Lundi, Avril 7, 2025

En Suisse, l’accession à la propriété a toujours représenté un idéal de stabilité. Acheter un logement, c’est poser ses valises, sécuriser son avenir et se constituer un patrimoine. Pourtant, année après année, ce rêve devient de plus en plus difficile à concrétiser pour les jeunes ménages, les primo-accédants et même les classes moyennes supérieures.

Les règles du jeu n’ont pas changé

Depuis l’éclatement de la bulle immobilière suisse au début des années 1990, les établissements bancaires ont renforcé leur politique de risque en matière de financement hypothécaire. Aujourd’hui, les règles sont strictes et bien établies : pour acquérir un bien immobilier, l’acheteur doit pouvoir apporter au minimum 20 % de fonds propres, dont au moins 10 % doivent provenir de sources autres que le 2ᵉ pilier (par exemple de l’épargne personnelle ou un don familial).

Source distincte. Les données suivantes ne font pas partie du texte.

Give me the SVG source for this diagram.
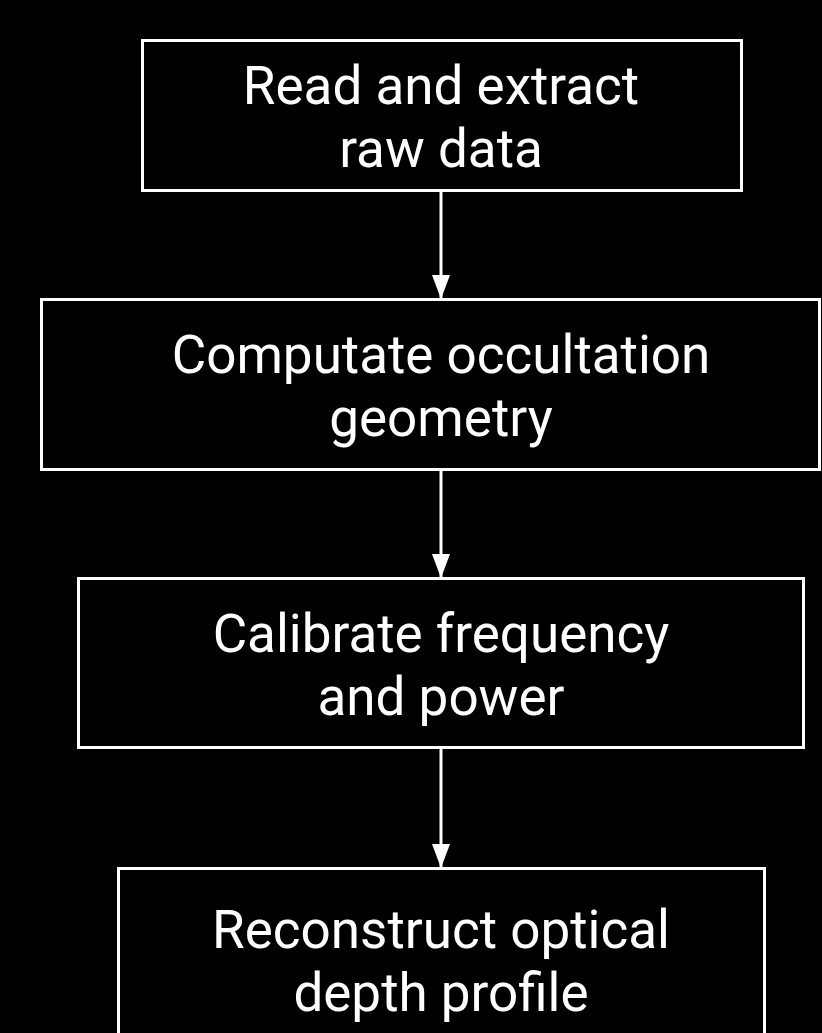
<svg xmlns="http://www.w3.org/2000/svg" width="822" height="1033" viewBox="0 0 822 1033">
<style>
.box{fill:#000;stroke:#fff;stroke-width:3}
.lbl{fill:#fff;font-family:Roboto,"Liberation Sans",sans-serif;font-size:53px;font-weight:400;text-anchor:middle}
.edge{stroke:#fff;stroke-width:3;fill:none}
</style>
<defs>
<marker id="ah" markerUnits="userSpaceOnUse" markerWidth="26" markerHeight="20" refX="24" refY="9" orient="auto">
<path d="M0,0 L24,9 L0,18 Z" fill="#fff"/>
</marker>
</defs>
<rect x="0" y="0" width="822" height="1033" fill="#000"/>
<g id="connectors">
<line class="edge" x1="441" y1="192" x2="441" y2="299" marker-end="url(#ah)"/>
<line class="edge" x1="441" y1="470" x2="441" y2="578" marker-end="url(#ah)"/>
<line class="edge" x1="441" y1="748" x2="441" y2="868" marker-end="url(#ah)"/>
</g>
<g id="n1">
<rect class="box" x="142.5" y="40.5" width="599" height="150"/>
<text class="lbl" x="441" y="104">Read and extract</text>
<text class="lbl" x="441" y="167">raw data</text>
</g>
<g id="n2">
<rect class="box" x="41.5" y="299.5" width="778" height="170"/>
<text class="lbl" x="441" y="373">Computate occultation</text>
<text class="lbl" x="441" y="436">geometry</text>
</g>
<g id="n3">
<rect class="box" x="78.5" y="578.5" width="725" height="169"/>
<text class="lbl" x="441" y="652">Calibrate frequency</text>
<text class="lbl" x="441" y="715">and power</text>
</g>
<g id="n4">
<rect class="box" x="118.5" y="868.5" width="646" height="180"/>
<text class="lbl" x="441" y="948">Reconstruct optical</text>
<text class="lbl" x="441" y="1011">depth profile</text>
</g>
</svg>
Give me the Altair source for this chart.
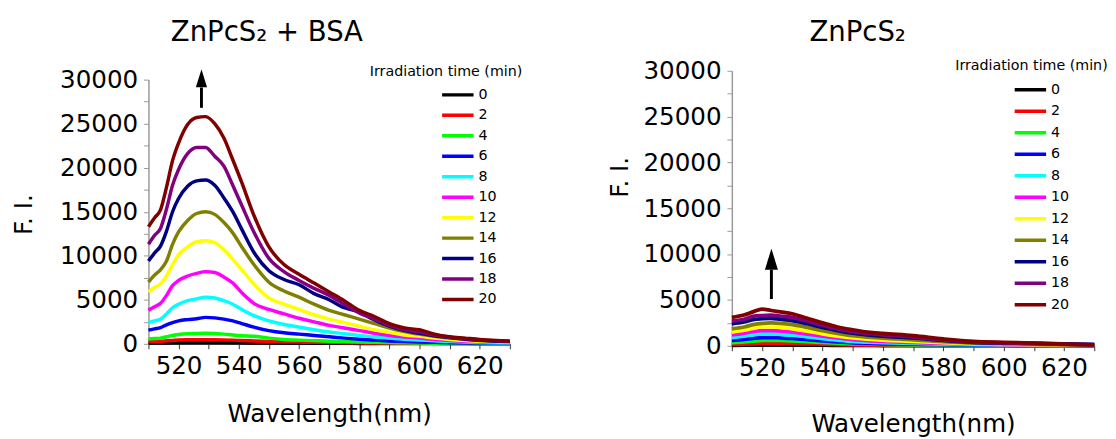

Par ailleurs, la capacité de remboursement est encadrée par une règle dite du tiers : les charges théoriques liées à l’hypothèque (intérêts calculés à un taux de référence de 5 %, amortissement du 2ᵉ rang et frais d’entretien estimés à 1 % de la valeur du bien) ne doivent pas dépasser 33 % du revenu brut du ménage. Cette approche vise à garantir la viabilité financière du projet, même en cas de remontée des taux.

Mais dans le contexte actuel — salaires peu dynamiques, inflation persistante, prix de l’immobilier en hausse —, ces exigences deviennent de plus en plus difficiles à satisfaire, en particulier pour les primo-accédants ou les foyers sans soutien externe.

Quand l’économie se déconnecte du logement

Depuis 2017, les salaires nominaux en Suisse progressent lentement, avec une croissance moyenne comprise entre 0,5 % et 1 % par an. Cette évolution modeste contraste fortement avec celle du marché immobilier, où les prix des logements ont augmenté de plus de 25 % sur la même période. Ce décalage met en évidence une dynamique haussière des prix largement déconnectée de celle des revenus des ménages.

La situation est d’autant plus préoccupante si l’on tient compte de l’inflation, qui, après une décennie de stabilité, a connu un net regain en 2022 (+2,8 %) et 2023 (+2,1 %). Cette pression sur les prix a entraîné une érosion du pouvoir d’achat réel, réduisant la capacité des ménages à épargner — et donc à constituer les fonds propres nécessaires à un achat immobilier.

Or, les règles de financement n’ont pas changé : il faut toujours pouvoir apporter 20 % de fonds propres, dont une partie hors 2e pilier. Mais l’immobilier augmente plus vite que la capacité d’épargne, ce qui signifie qu’un ménage, même rigoureux et prévoyant, épargne souvent moins rapidement que n’augmente le montant nécessaire pour acheter un bien équivalent.

Autrement dit : plus on attend, plus l’objectif s’éloigne. Et à moins de revoir ses attentes à la baisse — en termes de surface, de localisation ou de qualité du bien —, il devient de plus en plus difficile de viser un logement aux caractéristiques précises sur le moyen terme.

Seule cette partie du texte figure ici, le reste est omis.